Similar considerations apply for the purchase of replacement equipment, or the hire of temporary resources.
Read the news carefully, and you can see frequent situations where multiple companies had to compete for resources
unexpectedly: replacing office computers in the 9/11 aftermath; oversubscribed disaster recovery locations in the aftermath of a Manchester telecom tunnel fire; the hunt for backup generators following the north east blackouts.
Whenever a large-scale emergency occurs which affects multiple companies, an IT department needs to be ready to act quickly to acquire any external resources it needs, and it also needs to
be prepared for the possibility that these resources will not available.

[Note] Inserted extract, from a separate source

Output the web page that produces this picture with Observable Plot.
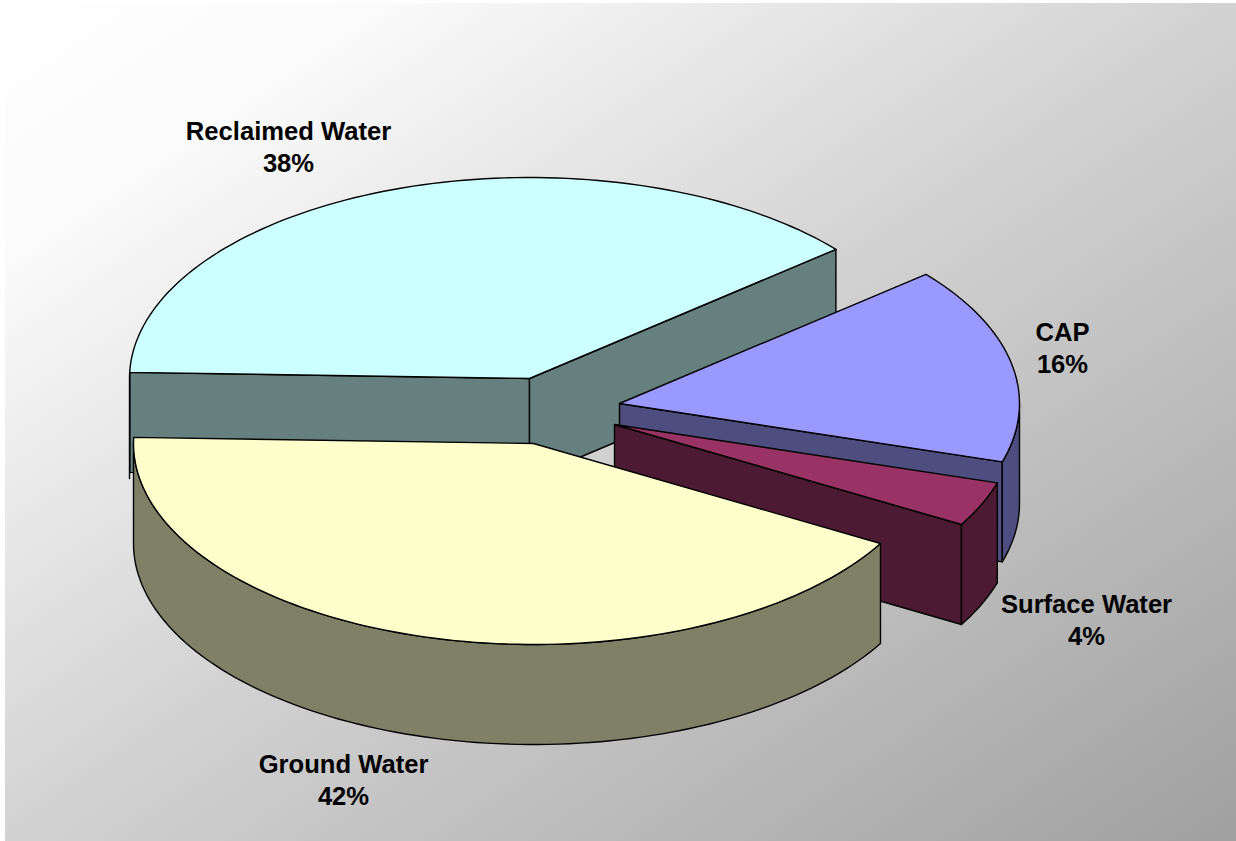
<!DOCTYPE html>
<html>
<head>
<meta charset="utf-8">
<style>
html,body{margin:0;padding:0;background:#fff;}
svg{display:block;}
</style>
<script src="https://cdn.jsdelivr.net/npm/d3@7"></script>
<script src="https://cdn.jsdelivr.net/npm/@observablehq/plot@0.6"></script>
</head>
<body>
<div id="chart"></div>
<script>
// Data
const categories = ["Reclaimed Water", "Ground Water", "Surface Water", "CAP"];
const shownPercent = [38, 42, 4, 16];
const estimatedShare = [38.4, 42.2, 3.6, 15.8];

// Styles
const topColors = ["#CCFFFF", "#FFFFCC", "#993366", "#9999FF"];
const sideColors = ["#668080", "#808066", "#4D1A33", "#4D4D80"];

// Layout of the exploded 3-D pie
const W = 1236, H = 841;
const firstAngle = 40, radiusX = 400, radiusY = 201, depth = 100;
const centers = [[529, 378], [533, 443], [614, 424], [619, 403]];
const labelCenters = [[288, 145], [343, 778], [1086, 618], [1062, 346]];

// Slice angles from the shares (counter-clockwise, degrees)
let running = firstAngle;
const slices = categories.map((name, i) => {
  const a0 = running;
  running += estimatedShare[i] * 3.6;
  return {name, i, a0, a1: running, c: centers[i]};
});

const rim = (s, deg, drop = 0) => {
  const r = deg * Math.PI / 180;
  return [s.c[0] + radiusX * Math.cos(r), s.c[1] - radiusY * Math.sin(r) + drop];
};
const arc = (a, b) => {
  const n = Math.max(2, Math.ceil(Math.abs(b - a) / 1.5));
  return d3.range(n + 1).map(k => a + (b - a) * k / n);
};

const faces = [];
const addFace = (pts, fill) => {
  const id = faces.length;
  faces.push(...pts.concat([pts[0]]).map(p => ({id, x: p[0], y: p[1], fill})));
};
const topFace = s => addFace([s.c, ...arc(s.a0, s.a1).map(a => rim(s, a))], topColors[s.i]);
const radialWall = (s, a) => addFace(
  [s.c, rim(s, a), rim(s, a, depth), [s.c[0], s.c[1] + depth]], sideColors[s.i]);
const outerWall = (s, a, b) => addFace(
  [...arc(a, b).map(t => rim(s, t)), ...arc(b, a).map(t => rim(s, t, depth))], sideColors[s.i]);

const [reclaimed, ground, surface, cap] = slices;

// Painter's order: back to front
radialWall(reclaimed, reclaimed.a1);
outerWall(reclaimed, reclaimed.a1, 180);
radialWall(reclaimed, reclaimed.a0);
topFace(reclaimed);

radialWall(cap, cap.a0);
outerWall(cap, cap.a0, 360);
topFace(cap);

radialWall(surface, surface.a0);
outerWall(surface, surface.a0, surface.a1);
topFace(surface);

outerWall(ground, 180, ground.a1);
topFace(ground);

const labels = categories.map((name, i) => ({
  text: `${name}\n${shownPercent[i]}%`,
  x: labelCenters[i][0],
  y: labelCenters[i][1]
}));

const chart = Plot.plot({
  width: W,
  height: H,
  margin: 0,
  x: {domain: [0, W], range: [0, W], axis: null},
  y: {domain: [0, H], range: [0, H], axis: null},
  color: {type: "identity"},
  style: {background: "linear-gradient(to bottom right, #ffffff 0%, #fbfbfb 15%, #d2d2d2 50%, #a0a0a0 100%) 5px 3px / 1231px 838px no-repeat #fff"},
  marks: [
    Plot.line(faces, {
      x: "x", y: "y", z: "id", fill: "fill",
      stroke: "#000", strokeWidth: 1.4, strokeLinejoin: "round"
    }),
    Plot.text(labels, {
      x: "x", y: "y", text: "text",
      fontFamily: "'Liberation Sans', Arial, sans-serif",
      fontWeight: "bold", fontSize: 25.6, lineHeight: 1.25,
      fill: "#000", textAnchor: "middle"
    })
  ]
});
document.getElementById("chart").appendChild(chart);
</script>
</body>
</html>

IT departments are generally extremely good at planning for events which affect just the systems and networks under their immediate control, and are typically ahead-of-the-curve with respect to the rest of the organization when it comes to business
continuity. However, without an external review, it's easy for the IT department to miss non-IT threats and dependencies, and it's easy for dependencies between IT and non-IT services to be overlooked.